The presence of religion within the military has historically been regulated by a law which existed until the separation between church and state in the year 2000. It marked the close connection between the Armed Forces and the Church of Sweden. After the separation between Church and state, the awareness of issues of ethnic and religious diversity and equality increased. There is currently no law regulating the presence of religious denominations in the Armed Forces, and official documents stress principles of equal treatment regardless of ethnic belonging, religion or other beliefs, and respect for diversity. A special document on policy concerning freedom to and from religion was written and adopted in 2001. This document is now under revision in close contact with representatives of different faith communities. In 2009, a “Steering-Document for Equality 2009-2011” clarifying the official policy by referring to the Swedish discrimination law as the foundation was adopted by the Armed Forces (SFS 2008:567). The steering document state that the unit officers should establish contact with representatives of the confessions that are represented at the unit. When needed, a confessionnally neutral room should be provided for prayer to all, regardless of religion. Alternative protein-rich food should always be offered when required according to the beliefs of the conscripts. It is also stressed that it is an objective to increase consciousness among the Armed Forces personnel about their own attitudes and values in relation to ethnical and religious diversity, any structural hinder to the achievement of ethnic and religious diversity should be eliminated. This means e.g. flexibility within all areas such as permitting time off, food provision, prayer and religious rites, personal integrity and clothing.
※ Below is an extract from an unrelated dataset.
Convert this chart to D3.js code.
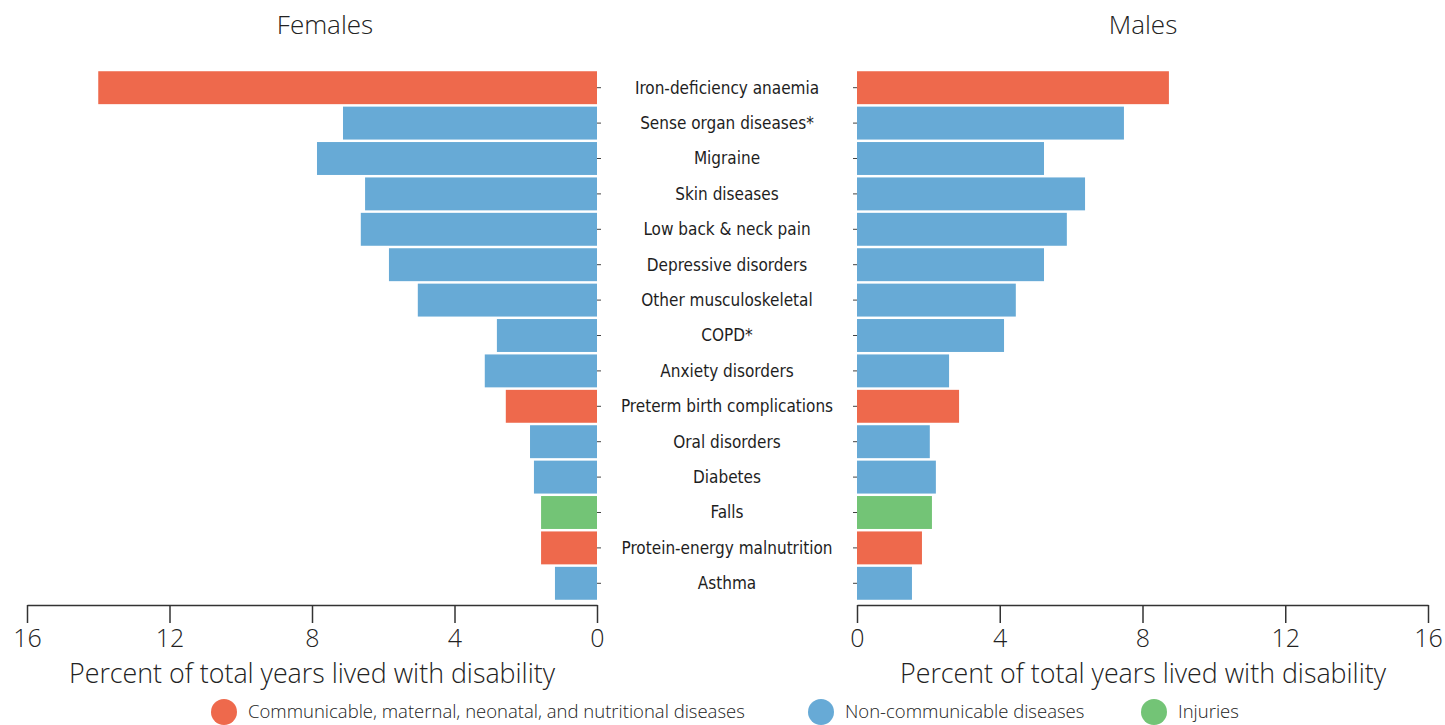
<!DOCTYPE html>
<html>
<head>
<meta charset="utf-8">
<script src="https://cdn.jsdelivr.net/npm/d3@7"></script>
<style>
  body { margin: 0; background: #fff; }
  .cause { font-family: "Liberation Sans Narrow", "DejaVu Sans Condensed", sans-serif; font-size: 17px; fill: #1e1e1e; }
  .light { font-family: "Open Sans", Lato, sans-serif; font-weight: 300; fill: #222; }
</style>
</head>
<body>
<div id="chart"></div>
<script>
// causes, top to bottom
const causes = ["Iron-deficiency anaemia", "Sense organ diseases*", "Migraine", "Skin diseases",
  "Low back & neck pain", "Depressive disorders", "Other musculoskeletal", "COPD*",
  "Anxiety disorders", "Preterm birth complications", "Oral disorders", "Diabetes",
  "Falls", "Protein-energy malnutrition", "Asthma"];
const groups = ["cmnn", "ncd", "ncd", "ncd", "ncd", "ncd", "ncd", "ncd",
  "ncd", "cmnn", "ncd", "ncd", "inj", "cmnn", "ncd"];
const females = [14.0, 7.13, 7.86, 6.51, 6.63, 5.84, 5.03, 2.81, 3.15, 2.56, 1.88, 1.77, 1.57, 1.57, 1.18];
const males = [8.74, 7.48, 5.24, 6.39, 5.88, 5.24, 4.45, 4.12, 2.58, 2.86, 2.04, 2.21, 2.10, 1.82, 1.54];
const ticks = [0, 4, 8, 12, 16];
const legendKeys = ["cmnn", "ncd", "inj"];
const legendLabels = ["Communicable, maternal, neonatal, and nutritional diseases", "Non-communicable diseases", "Injuries"];

const width = 1445, height = 725;
const color = d3.scaleOrdinal().domain(legendKeys).range(["#ee694c", "#67aad6", "#73c476"]);

const svg = d3.select("#chart").append("svg")
  .attr("width", width).attr("height", height);

const y = d3.scaleBand().domain(causes).range([70, 601])
  .paddingInner(0.07).paddingOuter(0.035);

const xLeft = d3.scaleLinear().domain([0, 16]).range([597, 27]);
const xRight = d3.scaleLinear().domain([0, 16]).range([857, 1428]);

const rows = causes.map((c, i) => ({cause: c, group: groups[i], f: females[i], m: males[i]}));

// bars
svg.append("g").selectAll("rect").data(rows).enter().append("rect")
  .attr("x", d => xLeft(d.f))
  .attr("y", d => y(d.cause))
  .attr("width", d => xLeft(0) - xLeft(d.f))
  .attr("height", y.bandwidth())
  .attr("fill", d => color(d.group));

svg.append("g").selectAll("rect").data(rows).enter().append("rect")
  .attr("x", xRight(0))
  .attr("y", d => y(d.cause))
  .attr("width", d => xRight(d.m) - xRight(0))
  .attr("height", y.bandwidth())
  .attr("fill", d => color(d.group));

// small y ticks on both sides of the labels
const yl = svg.append("g").attr("transform", `translate(${xLeft(0)},0)`)
  .call(d3.axisRight(y).tickSize(4).tickFormat(""));
const yr = svg.append("g").attr("transform", `translate(${xRight(0)},0)`)
  .call(d3.axisLeft(y).tickSize(4).tickFormat(""));
[yl, yr].forEach(g => {
  g.select(".domain").remove();
  g.selectAll("line").attr("stroke", "#444");
});

// cause labels
svg.append("g").selectAll("text").data(causes).enter().append("text")
  .attr("class", "cause")
  .attr("x", 727)
  .attr("y", d => y(d) + y.bandwidth() / 2)
  .attr("dy", "0.35em")
  .attr("text-anchor", "middle")
  .text(d => d);

// x axes
function xAxis(scale) {
  const g = svg.append("g").attr("transform", "translate(0,605)")
    .call(d3.axisBottom(scale).tickValues(ticks).tickSize(18).tickSizeOuter(0));
  g.select(".domain").attr("stroke", "#333").attr("stroke-width", 1.5);
  g.selectAll(".tick line").attr("stroke", "#333").attr("stroke-width", 1.5);
  g.selectAll(".tick text").attr("class", "light").attr("font-size", 25)
    .attr("y", 24).attr("dy", "0.71em");
  g.attr("font-family", null).attr("font-size", null);
  return g;
}
xAxis(xLeft);
xAxis(xRight);

// axis titles
[[312, "Percent of total years lived with disability"], [1143, "Percent of total years lived with disability"]]
  .forEach(([x, t]) => {
    svg.append("text").attr("class", "light").attr("x", x).attr("y", 683)
      .attr("text-anchor", "middle").attr("font-size", 26.8).text(t);
  });

// panel titles
svg.append("text").attr("class", "light").attr("x", 325).attr("y", 34)
  .attr("text-anchor", "middle").attr("font-size", 26).text("Females");
svg.append("text").attr("class", "light").attr("x", 1143).attr("y", 34)
  .attr("text-anchor", "middle").attr("font-size", 26).text("Males");

// legend
const legendX = [224, 821, 1154];
const legend = svg.append("g").selectAll("g").data(legendKeys).enter().append("g")
  .attr("transform", (d, i) => `translate(${legendX[i]},712)`);
legend.append("circle").attr("r", 13).attr("fill", d => color(d));
legend.append("text").attr("class", "light").attr("x", 24).attr("dy", "0.35em")
  .attr("font-size", 18.5).attr("font-weight", 400)
  .text((d, i) => legendLabels[i]);
</script>
</body>
</html>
However, even if respect for religious diversity is stressed, the situation today is an almost total dominance of the presence of the Church of Sweden within the military system when it comes to pastoral care, even after the separation between the Church and the state. According to the Swedish armed forces website, the Church of Sweden has offered its resources to the Swedish Armed Forces, concerning pastoral counselling (Swedish Armed Forces website 2011-09-01). The task in military pastoral care is described as listening and supporting those preparing for or acting in very difficult situations, and contributing to reflection on ethical issues which often can be ambiguous.
The military pastoral care has an interreligious perspective, and takes into account different religious confessions. The chaplains represent their respective faith community, but function as mediators to other confessions. The organisation of the military pastoral care counts altogether 138 positions spread out in different parts of the Armed Forces. Organisationally military pastoral care is an integrated part of the military organisation but the personnel is employed by their respective faith community, except for two positions at the Swedish Armed Forces headquarter and eight positions in the Armed Forces international operations.
The two positions at headquarter are the “Field-Dean” (Sw: Fältprost) who is responsible for the national organizing of the military pastoral care, and the “Staff-Pastor” (Sw: Stabspastor) who is responsible for pastoral care of the personnel of the headquarter and support the Field-Dean in the national function. The Field-Dean is financed 75% by the Church of Sweden and 25% by the Armed Forces and the Staff-Pastor is financed 100% by the Armed Forces.
Presently (2011), there are Swedish international military operations in Kosovo, Afghanistan, and Somalia, with one pastor attached to each operation. Plus there are four pastors serving the Swedish part of the Nordic Battle Group.
Altogether, 28 pastors are working at the military basic training units, 20 pastors are working as field-pastors on a regional county level, 20 pastors are working in the “operation organisation” (insats-organisationen) and 60 pastors are linked to the home defence battalions. Almost all of these pastors, at the local, regional or national level, are working part-time, and almost all of them are employed and paid by the Church of Sweden. Only a few of the pastors linked to the home defence system are employed and financed by other Christian faith communities.